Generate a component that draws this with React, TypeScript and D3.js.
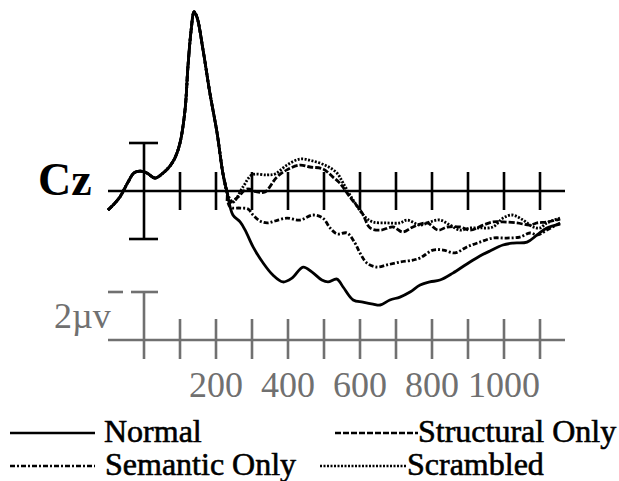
import { useEffect, useRef } from 'react';
import * as d3 from 'd3';

// [ms, µV] samples
const common: [number, number][] = [
  [-100, -0.79], [-83, -0.54], [-67, -0.25], [-44, 0.38], [-28, 0.75], [-11, 0.83],
  [8, 0.75], [31, 0.54], [53, 0.75], [72, 1.04], [86, 1.38], [100, 2.0], [114, 3.38],
  [122, 5.17], [131, 6.71], [139, 7.46], [147, 7.25], [164, 5.88], [183, 4.08],
  [203, 2.42], [219, 0.75], [231, -0.08],
];

const normalTail: [number, number][] = [
  [247, -1.0], [267, -1.29], [281, -1.63], [303, -2.33], [331, -3.0], [358, -3.5],
  [386, -3.79], [411, -3.63], [442, -3.17], [467, -3.38], [494, -3.71], [511, -3.79],
  [536, -3.67], [553, -4.0], [581, -4.54], [608, -4.63], [636, -4.71], [656, -4.75],
  [683, -4.54], [711, -4.42], [739, -4.21], [767, -3.92], [794, -3.79], [822, -3.71],
  [858, -3.42], [897, -3.04], [933, -2.71], [961, -2.5], [997, -2.25], [1025, -2.17],
  [1064, -2.13], [1092, -1.83], [1119, -1.54], [1156, -1.38],
];

const structuralTail: [number, number][] = [
  [233, -0.5], [258, -0.29], [286, 0.08], [314, -0.04], [336, -0.04], [369, 0.58],
  [397, 0.88], [433, 1.08], [461, 1.0], [497, 0.92], [525, 0.58], [544, 0.33],
  [572, -0.25], [606, -0.92], [628, -1.54], [656, -1.63], [692, -1.5], [719, -1.71],
  [747, -1.5], [786, -1.33], [817, -1.63], [842, -1.5], [878, -1.5], [906, -1.63],
  [942, -1.42], [969, -1.29], [997, -1.29], [1036, -1.33], [1072, -1.42], [1092, -1.33],
  [1119, -1.29], [1156, -1.17],
];

const semanticTail: [number, number][] = [
  [239, -0.67], [267, -0.71], [289, -0.75], [303, -1.0], [322, -1.25], [342, -1.33],
  [364, -1.25], [397, -1.13], [433, -1.21], [469, -1.0], [497, -1.13], [517, -1.54],
  [536, -1.79], [564, -1.75], [586, -2.17], [600, -2.58], [619, -3.0], [647, -3.17],
  [675, -3.08], [711, -2.96], [747, -2.88], [767, -2.79], [803, -2.46], [831, -2.46],
  [864, -2.58], [897, -2.33], [933, -2.13], [969, -1.96], [1008, -1.96], [1044, -1.92],
  [1072, -1.75], [1094, -1.83], [1119, -1.63], [1156, -1.33],
];

const scrambledTail: [number, number][] = [
  [247, -0.46], [275, 0.17], [300, 0.67], [342, 0.67], [364, 0.71], [397, 1.08],
  [433, 1.33], [469, 1.25], [508, 1.04], [536, 0.75], [553, 0.33], [581, -0.38],
  [614, -1.08], [636, -1.29], [675, -1.33], [711, -1.33], [731, -1.21], [767, -1.42],
  [794, -1.29], [822, -1.21], [850, -1.42], [878, -1.63], [906, -1.54], [933, -1.54],
  [969, -1.5], [997, -1.13], [1022, -1.0], [1053, -1.21], [1081, -1.5], [1100, -1.54],
  [1119, -1.33], [1156, -1.13],
];

const tickTimes = [100, 200, 300, 400, 500, 600, 700, 800, 900, 1000, 1100];
const tickLabels = [200, 400, 600, 800, 1000];

const series = [
  { name: 'Normal', tail: normalTail, dash: null },
  { name: 'Structural Only', tail: structuralTail, dash: '6,2' },
  { name: 'Semantic Only', tail: semanticTail, dash: '5,2,2,2' },
  { name: 'Scrambled', tail: scrambledTail, dash: '2,1.5' },
];

const GRAY = '#707070';

export default function App() {
  const svgRef = useRef<SVGSVGElement>(null);

  useEffect(() => {
    if (!svgRef.current) return;
    const svg = d3.select(svgRef.current);
    svg.selectAll('*').remove();

    const x = d3.scaleLinear().domain([0, 1000]).range([144, 504]);
    // µV scale, baseline of the top axis at 191
    const y = d3.scaleLinear().domain([0, 2]).range([191, 143]);
    const y0 = 340; // baseline of lower (gray) scale
    const xStart = x(-100);
    const xEnd = 565;
    const serif = '"Liberation Serif", "Times New Roman", serif';

    // top axis
    const top = svg.append('g').attr('stroke', '#000').attr('stroke-width', 2.6);
    top.append('line').attr('x1', xStart).attr('x2', xEnd).attr('y1', y(0)).attr('y2', y(0));
    top.selectAll('.t').data(tickTimes).enter().append('line')
      .attr('x1', d => x(d)).attr('x2', d => x(d))
      .attr('y1', y(0) - 19).attr('y2', y(0) + 19);
    // ±2µV bar at 0 ms
    top.append('line').attr('x1', x(0)).attr('x2', x(0)).attr('y1', y(2)).attr('y2', y(-2));
    [2, -2].forEach(v => {
      top.append('line').attr('x1', x(0) - 15).attr('x2', x(0) + 14)
        .attr('y1', y(v)).attr('y2', y(v));
    });

    svg.append('text')
      .attr('x', 38).attr('y', 195)
      .attr('font-family', serif)
      .attr('font-weight', 'bold').attr('font-size', 46)
      .text('Cz');

    // lower gray scale
    const low = svg.append('g').attr('stroke', GRAY).attr('stroke-width', 2.6);
    low.append('line').attr('x1', xStart).attr('x2', xEnd).attr('y1', y0).attr('y2', y0);
    low.selectAll('.t').data(tickTimes).enter().append('line')
      .attr('x1', d => x(d)).attr('x2', d => x(d))
      .attr('y1', y0 - 21).attr('y2', y0 + 19);
    const twoUv = y(0) - y(2);
    low.append('line').attr('x1', x(0)).attr('x2', x(0)).attr('y1', y0 - twoUv).attr('y2', y0 + 19);
    low.append('line').attr('x1', x(0) - 13).attr('x2', x(0) + 14)
      .attr('y1', y0 - twoUv).attr('y2', y0 - twoUv);
    low.append('line').attr('x1', xStart).attr('x2', xStart + 15)
      .attr('y1', y0 - twoUv).attr('y2', y0 - twoUv);

    svg.append('text')
      .attr('x', 54).attr('y', 328)
      .attr('font-family', serif).attr('font-size', 36).attr('fill', GRAY)
      .text('2µv');

    svg.append('g').selectAll('text').data(tickLabels).enter().append('text')
      .attr('x', d => x(d)).attr('y', 397)
      .attr('text-anchor', 'middle')
      .attr('font-family', serif).attr('font-size', 36).attr('fill', GRAY)
      .text(d => d);

    // waveforms
    const line = d3.line<[number, number]>()
      .x(d => x(d[0]))
      .y(d => y(d[1]))
      .curve(d3.curveCatmullRom.alpha(0.5));

    series.forEach(s => {
      svg.append('path')
        .attr('d', line([...common, ...s.tail]))
        .attr('fill', 'none')
        .attr('stroke', '#000')
        .attr('stroke-width', 2.8)
        .attr('stroke-dasharray', s.dash ?? null)
        .attr('stroke-linejoin', 'round');
    });

    // legend
    const legendPos = [
      { lx: 10, lw: 85, tx: 104, y: 433 },
      { lx: 335, lw: 83, tx: 418, y: 433 },
      { lx: 10, lw: 85, tx: 105, y: 466 },
      { lx: 320, lw: 87, tx: 407, y: 466 },
    ];
    series.forEach((s, i) => {
      const p = legendPos[i];
      svg.append('line')
        .attr('x1', p.lx).attr('x2', p.lx + p.lw)
        .attr('y1', p.y).attr('y2', p.y)
        .attr('stroke', '#000').attr('stroke-width', 2.6)
        .attr('stroke-dasharray', s.dash ?? null);
      svg.append('text')
        .attr('x', p.tx).attr('y', p.y + 9)
        .attr('font-family', serif).attr('font-size', 32)
        .attr('stroke', '#000').attr('stroke-width', 0.6)
        .text(s.name);
    });
  }, []);

  return (
    <svg
      ref={svgRef}
      width={619}
      height={481}
      style={{ position: 'absolute', left: 0, top: 0, background: '#fff' }}
    />
  );
}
::::
Return only the lines running from the top of the data to the line that holds "import * as d3 from 'd3';". Include both of those lines, but skip the pictures.

Generate a component that draws this with React, TypeScript and D3.js.
import { useEffect, useRef } from 'react';
import * as d3 from 'd3';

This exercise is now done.